Philippe Meirieu présente Internet comme un univers dominé par « l’horizontalité des échanges », à laquelle il oppose la verticalité du rapport entre le maitre et l’élève. Je ne ferai pas à l’auteur d’une thèse majeure sur l’apprentissage en groupe le reproche de minorer l’importance du collectif dans les apprentissages. Mais il me semble qu’il y aurait beaucoup à dire, autant sur le plan conceptuel que d’un point de vue pratique, sur Internet comme espace d’échanges intellectuels, sur les outils d’écriture collaborative et donc d’élaboration cognitive qui ne peuvent qu’interpeler les enseignants qui se sont essayés aux groupes d’apprentissages dans leur classe.
Parmi les autres points sur lesquels il serait intéressant d’engager le débat : la mise en garde à ce qui relève, pour Meirieu, de « l’immédiateté » dans le monde numérique, à laquelle il oppose « l’exigence du sursis » indispensable à de réels apprentissages, là où Michel Serres s’enthousiasme devant la capacité des jeunes à être « multitâches » ; les possibilités ouvertes dans le cadre numérique « d’aider les élèves à entrer dans le symbolique », pour reprendre les mots de Philippe Meirieu, en allant au-delà de la mise en garde vis-à-vis des manipulations commerciales. Sur ce point, Michel Serres est, à nouveau, radical, interrogeant la nécessité de concepts abstraits : « En avons-nous encore besoin ? Nos machines défilent si vite qu’elles peuvent compter indéfiniment le particulier, qu’elles savent s’arrêter à l’originalité. Si l’image de la lumière peut nous servir encore pour illustrer, si j’ose dire, la connaissance, nos ancêtres en avaient choisi la clarté tandis que nous optons plutôt pour sa vitesse. Le moteur de recherche peut, parfois, remplacer l’abstraction ».

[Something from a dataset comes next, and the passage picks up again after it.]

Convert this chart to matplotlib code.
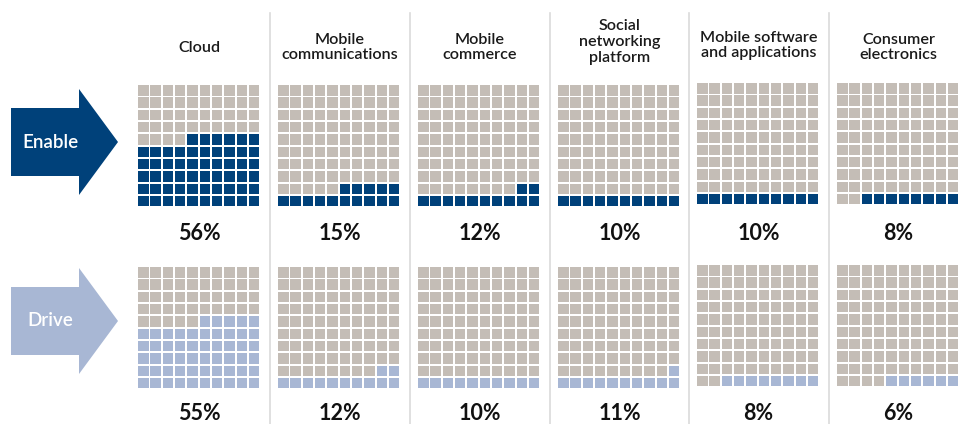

L’ampleur des vues proposées par Petite Poucette est grisante, et le retour dans les classes peut confiner à la gueule de bois. Mais le philosophe est à son œuvre. À nous, pédagogues, dans le cadre de recherches comme de menues actions avec les élèves, de travailler avec les technologies numériques en prenant la mesure de tous les bouleversements dont elles sont porteuses dans le rapport aux savoirs, aux apprentissages.